通貨防衛する日本は今や米国の脅威ではないのか 喜んでいられない為替報告書「監視リスト」除外
上述の通り、今回、日本が「監視リスト」から外れたきっかけは経常黒字の縮小だが、そもそも日本の経常黒字は基準に抵触していた時代においても「アメリカにとって害をなす」という代物ではなかった。
日本の経常黒字部分のほとんどすべてが第一次所得収支黒字であり、その相当部分はアメリカへの直接投資または証券投資に起因している。
本邦機関投資家の運用先や日本政府が抱える外貨準備の最大の運用先が米国債であることは言うまでもないが、例えば対米直接投資残高で見ても、日本が圧倒的に世界最大である。
むしろアメリカに感謝される存在
見方を変えれば、日本の経常黒字はアメリカの雇用や金利について安定をもたらしている面も認められるはずであり、感謝されることはあっても批判される理由はない。

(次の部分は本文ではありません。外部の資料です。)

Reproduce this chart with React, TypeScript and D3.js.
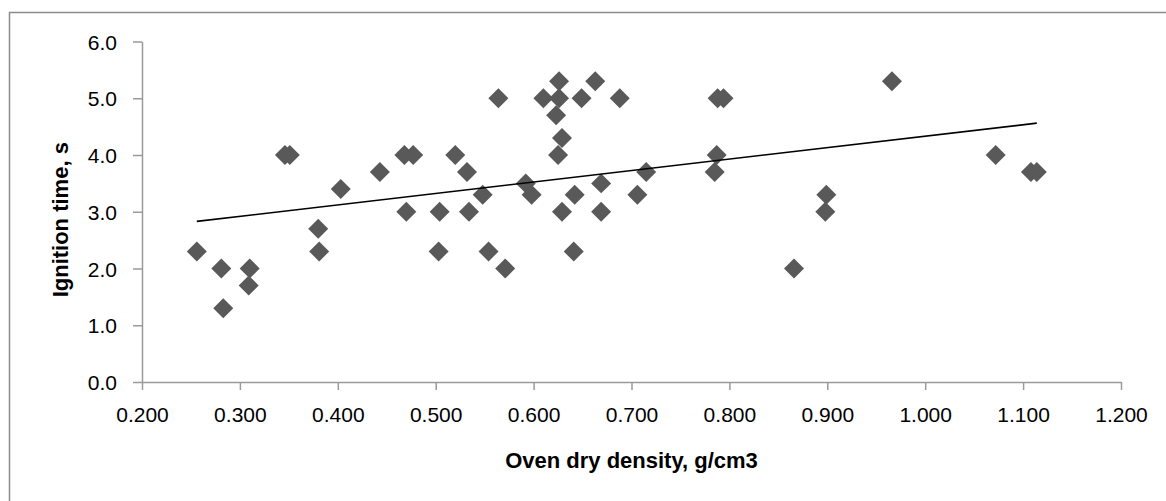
import React, { useRef, useEffect } from 'react';
import * as d3 from 'd3';

// oven dry density (g/cm3) and ignition time (s)
const density = [
  0.256, 0.281, 0.283, 0.31, 0.309, 0.346, 0.351, 0.38, 0.381, 0.403,
  0.443, 0.468, 0.477, 0.47, 0.52, 0.532, 0.504, 0.534, 0.548, 0.503,
  0.554, 0.571, 0.564, 0.592, 0.598, 0.61, 0.626, 0.626, 0.623, 0.629,
  0.625, 0.629, 0.641, 0.642, 0.649, 0.663, 0.669, 0.669, 0.688, 0.715,
  0.706, 0.788, 0.794, 0.787, 0.785, 0.899, 0.898, 0.866, 0.966, 1.072,
  1.108, 1.114,
];
const ignitionTime = [
  2.3, 2.0, 1.3, 2.0, 1.7, 4.0, 4.0, 2.7, 2.3, 3.4,
  3.7, 4.0, 4.0, 3.0, 4.0, 3.7, 3.0, 3.0, 3.3, 2.3,
  2.3, 2.0, 5.0, 3.5, 3.3, 5.0, 5.3, 5.0, 4.7, 4.3,
  4.0, 3.0, 2.3, 3.3, 5.0, 5.3, 3.5, 3.0, 5.0, 3.7,
  3.3, 5.0, 5.0, 4.0, 3.7, 3.3, 3.0, 2.0, 5.3, 4.0,
  3.7, 3.7,
];
const xTicks = [0.2, 0.3, 0.4, 0.5, 0.6, 0.7, 0.8, 0.9, 1.0, 1.1, 1.2];
const yTicks = [0, 1, 2, 3, 4, 5, 6];

const xTitle = 'Oven dry density, g/cm3';
const yTitle = 'Ignition time, s';

const FONT = '"Liberation Sans", Arial, sans-serif';

const App = () => {
  const svgRef = useRef(null);

  useEffect(() => {
    const svg = d3.select(svgRef.current);
    svg.selectAll('*').remove();

    const width = 1166;
    const height = 501;
    const plot = { left: 142, right: 1121, top: 41.5, bottom: 382 };

    const xScale = d3.scaleLinear().domain([0.2, 1.2]).range([plot.left, plot.right]);
    const yScale = d3.scaleLinear().domain([0, 6]).range([plot.bottom, plot.top]);

    // outer chart frame (runs off the right and bottom of the page)
    svg
      .append('rect')
      .attr('x', 9.5)
      .attr('y', 12.5)
      .attr('width', width + 20)
      .attr('height', height + 20)
      .attr('fill', '#fff')
      .attr('stroke', '#8c8c8c')
      .attr('stroke-width', 1.5);

    const points = density.map((d, i) => ({ x: d, y: ignitionTime[i] }));

    // x axis
    const xAxis = svg
      .append('g')
      .attr('transform', `translate(0, ${plot.bottom})`)
      .call(
        d3.axisBottom(xScale).tickValues(xTicks).tickFormat(d3.format('.3f')).tickSize(8).tickSizeOuter(0).tickPadding(17)
      );

    // y axis
    const yAxis = svg
      .append('g')
      .attr('transform', `translate(${plot.left}, 0)`)
      .call(
        d3.axisLeft(yScale).tickValues(yTicks).tickFormat(d3.format('.1f')).tickSize(9).tickSizeOuter(0).tickPadding(16)
      );

    [xAxis, yAxis].forEach(g => {
      g.select('.domain').attr('stroke', '#9a9a9a').attr('stroke-width', 1.5);
      g.selectAll('.tick line').attr('stroke', '#9a9a9a').attr('stroke-width', 1.5);
      g.selectAll('.tick text')
        .attr('fill', '#000')
        .style('font-family', FONT)
        .style('font-size', '21px');
    });
    yAxis.selectAll('.tick text').attr('dy', '0.36em');

    // least-squares trendline across the data range
    const mx = d3.mean(points, d => d.x);
    const my = d3.mean(points, d => d.y);
    const slope =
      d3.sum(points, d => (d.x - mx) * (d.y - my)) / d3.sum(points, d => (d.x - mx) * (d.x - mx));
    const intercept = my - slope * mx;
    const [x0, x1] = d3.extent(points, d => d.x);
    const line = d3
      .line()
      .x(d => xScale(d[0]))
      .y(d => yScale(d[1]));

    // markers: gray diamonds
    const diamond = d3.symbol().type(d3.symbolSquare).size(200);
    svg
      .selectAll('.pt')
      .data(points)
      .enter()
      .append('path')
      .attr('class', 'pt')
      .attr('d', diamond)
      .attr('transform', d => `translate(${xScale(d.x)}, ${yScale(d.y)}) rotate(45)`)
      .attr('fill', '#595959');

    svg
      .append('path')
      .attr('d', line([[x0, intercept + slope * x0], [x1, intercept + slope * x1]]))
      .attr('fill', 'none')
      .attr('stroke', '#000')
      .attr('stroke-width', 1.6);

    // axis titles
    svg
      .append('text')
      .attr('x', (plot.left + plot.right) / 2)
      .attr('y', 468)
      .attr('text-anchor', 'middle')
      .attr('fill', '#000')
      .style('font-family', FONT)
      .style('font-size', '22px')
      .style('font-weight', 'bold')
      .text(xTitle);

    svg
      .append('text')
      .attr('transform', `translate(68, ${(plot.top + plot.bottom) / 2 + 8}) rotate(-90)`)
      .attr('text-anchor', 'middle')
      .attr('fill', '#000')
      .style('font-family', FONT)
      .style('font-size', '22px')
      .style('font-weight', 'bold')
      .text(yTitle);
  }, []);

  return (
    <svg
      ref={svgRef}
      width={1166}
      height={501}
      style={{ position: 'absolute', left: 0, top: 0, display: 'block', background: '#fff' }}
    />
  );
};

export default App;
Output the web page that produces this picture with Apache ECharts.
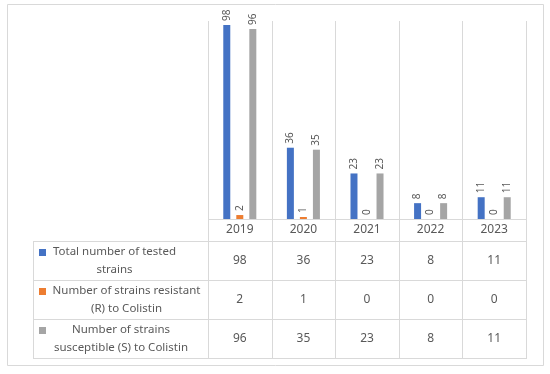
<!DOCTYPE html>
<html><head><meta charset="utf-8">
<script src="https://cdn.jsdelivr.net/npm/echarts@6/dist/echarts.min.js"></script>
<style>html,body{margin:0;padding:0;background:#fff}#c{width:550px;height:374px}</style>
</head><body><div id="c"></div>
<script>
const years = ['2019', '2020', '2021', '2022', '2023'];
const totalTested = [98, 36, 23, 8, 11];
const resistant = [2, 1, 0, 0, 0];
const susceptible = [96, 35, 23, 8, 11];
const seriesNames = ['Total number of tested strains', 'Number of strains resistant (R) to Colistin', 'Number of strains susceptible (S) to Colistin'];
const rowLabels = ['Total number of tested\nstrains', 'Number of strains resistant\n(R) to Colistin', 'Number of strains\nsusceptible (S) to Colistin'];
const colors = ['#4472C4', '#ED7D31', '#A5A5A5'];

const FONT = 'Noto Sans';
const TXT = '#595959';
const LINE = '#d9d9d9';
const G = { left: 208, right: 526, top: 21, bottom: 219 };
const W = 550, H = 374;
const rowEdges = [219, 241, 280, 319, 358];
const tableLeft = 33;
const rowCenters = rowEdges.slice(0, -1).map((y, i) => (y + rowEdges[i + 1]) / 2);
const labelCenters = [114.5, 126.5, 121];
const seriesData = [totalTested, resistant, susceptible];

const chart = echarts.init(document.getElementById('c'), null, { renderer: 'canvas' });

const graphics = [];
graphics.push({ type: 'rect', shape: { x: 7.5, y: 4.5, width: 536, height: 361 }, style: { fill: 'none', stroke: LINE, lineWidth: 1 }, silent: true });
const colW = (G.right - G.left) / years.length;
for (let i = 0; i <= years.length; i++) {
  const x = Math.round(G.left + i * colW) + 0.5;
  graphics.push({ type: 'line', shape: { x1: x, y1: G.top, x2: x, y2: rowEdges[rowEdges.length - 1] }, style: { stroke: LINE, lineWidth: 1 }, silent: true });
}
graphics.push({ type: 'line', shape: { x1: tableLeft + 0.5, y1: rowEdges[1], x2: tableLeft + 0.5, y2: rowEdges[rowEdges.length - 1] }, style: { stroke: LINE, lineWidth: 1 }, silent: true });
for (let r = 1; r < rowEdges.length; r++) {
  const y = rowEdges[r] + 0.5;
  graphics.push({ type: 'line', shape: { x1: tableLeft, y1: y, x2: G.right + 1, y2: y }, style: { stroke: LINE, lineWidth: 1 }, silent: true });
}
graphics.push({ type: 'line', shape: { x1: G.left, y1: G.bottom + 0.5, x2: G.right + 1, y2: G.bottom + 0.5 }, style: { stroke: LINE, lineWidth: 1 }, silent: true });

for (let s = 0; s < seriesNames.length; s++) {
  const cy = rowCenters[s + 1];
  graphics.push({ type: 'rect', shape: { x: 39, y: cy - 11.5, width: 7, height: 7 }, style: { fill: colors[s] }, silent: true });
  graphics.push({ type: 'text', x: labelCenters[s], y: cy, style: { text: rowLabels[s], fill: TXT, font: '11.5px "' + FONT + '"', align: 'center', verticalAlign: 'middle', lineHeight: 17.5 }, silent: true });
}

const xAxes = [{
  type: 'category', data: years, gridIndex: 0, position: 'bottom',
  axisLine: { show: false }, axisTick: { show: false }, splitLine: { show: false },
  axisLabel: { color: TXT, fontFamily: FONT, fontSize: 12, margin: rowCenters[0] - G.bottom, verticalAlign: 'middle' }
}];
seriesData.forEach((arr, s) => {
  xAxes.push({
    type: 'category', data: years, gridIndex: 0, position: 'bottom', offset: rowCenters[s + 1] - G.bottom,
    axisLine: { show: false }, axisTick: { show: false }, splitLine: { show: false },
    axisLabel: { color: TXT, fontFamily: FONT, fontSize: 12, margin: 0, verticalAlign: 'middle', formatter: (v, i) => String(arr[i]) }
  });
});

chart.setOption({
  animation: false,
  backgroundColor: '#fff',
  grid: { left: G.left, right: W - G.right, top: G.top, bottom: H - G.bottom, containLabel: false },
  xAxis: xAxes,
  yAxis: { type: 'value', min: 0, max: 100, show: false },
  series: seriesData.map((arr, s) => ({
    type: 'bar', name: seriesNames[s], data: arr, xAxisIndex: 0,
    barWidth: 7, barGap: '86%',
    itemStyle: { color: colors[s] },
    label: { show: true, position: 'top', rotate: 90, align: 'left', verticalAlign: 'middle', distance: 4, color: TXT, fontFamily: FONT, fontSize: 10 }
  })),
  graphic: graphics
});
</script></body></html>
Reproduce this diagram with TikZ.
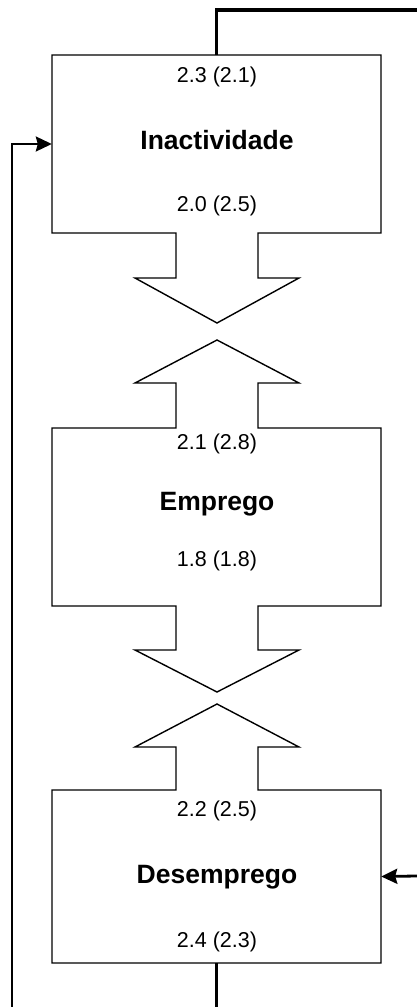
\documentclass[tikz,border=0pt]{standalone}
\usepackage{fontspec}
\setmainfont{Liberation Sans}
\usetikzlibrary{arrows.meta,calc}
\begin{document}
\begin{tikzpicture}[x=1pt,y=-1pt,
  outline/.style={draw=black,line width=1.4pt,line join=miter},
  state/.style={minimum width=329pt,minimum height=178pt,inner sep=0pt,draw=none},
  val/.style={anchor=base,inner sep=0pt,font=\fontsize{21.5}{24}\selectfont},
  title/.style={anchor=base,inner sep=0pt,font=\fontsize{26.5}{30}\selectfont\bfseries},
  flow/.style={line width=3.2pt},
  loopline/.style={line width=2.2pt},
  head/.style={-{Stealth[length=16pt,width=15pt,inset=2pt]}}
]
\useasboundingbox (0,0) rectangle (417,1007);

% state boxes with their block arrows
\draw[outline] (52,55) -- (381,55) -- (381,233) -- (258,233) -- (258,278)
  -- (299,278) -- (217,323) -- (135,278) -- (176,278) -- (176,233)
  -- (52,233) -- cycle;
\draw[outline] (217,340) -- (299,383) -- (258,383) -- (258,428) -- (381,428)
  -- (381,606) -- (258,606) -- (258,650) -- (299,650) -- (217,692)
  -- (135,650) -- (176,650) -- (176,606) -- (52,606) -- (52,428)
  -- (176,428) -- (176,383) -- (135,383) -- cycle;
\draw[outline] (217,704) -- (299,747) -- (258,747) -- (258,790) -- (381,790)
  -- (381,963) -- (52,963) -- (52,790) -- (176,790) -- (176,747)
  -- (135,747) -- cycle;

% anchors for the boxes
\node[state] (inact) at (216.5,144) {};
\node[state] (emp) at (216.5,517) {};
\node[state,minimum height=173pt] (des) at (216.5,876.5) {};

% labels
\node[val] (inactIn) at (217,82) {2.3 (2.1)};
\node[title] (inactT) at (217,149) {Inactividade};
\node[val] (inactOut) at (217,211) {2.0 (2.5)};

\node[val] (empIn) at (217,449) {2.1 (2.8)};
\node[title] (empT) at (217,510) {Emprego};
\node[val] (empOut) at (217,566) {1.8 (1.8)};

\node[val] (desIn) at (217,816) {2.2 (2.5)};
\node[title] (desT) at (217,883) {Desemprego};
\node[val] (desOut) at (217,947) {2.4 (2.3)};

% external flows
\coordinate (topEnd) at (417,10);
\coordinate (botEnd) at (218,1007);
\coordinate (leftEnd) at (12,1007);
\coordinate (rightEnd) at (417,876);

\draw[flow,line join=miter] (inact.north) |- (topEnd);
\draw[flow] (des.south) -- (des.south |- botEnd);
\draw[loopline,head] (leftEnd) |- (inact.west);
\draw[line width=2.8pt,head] (rightEnd) -- (des.east);
\end{tikzpicture}
\end{document}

日本の機関投資家や政府が米国債を売却したり、日本企業が直接投資を引き払ったりすれば経常黒字は縮小過程に入るだろうが、それはアメリカ政府の望むところではあるまい。
世界を見渡しても巨大な経常黒字が第一次所得収支だけで支えられている国は稀であり、日本は為替政策報告書が用意するような画一的な基準で評価できない特異さがある。
こうした日本の特徴は過去10年の日本について当てはまる事実だった。誤解を恐れずに言えば、日本が「監視リスト」に入れられてきた事実自体が元々筋違いだったように思える。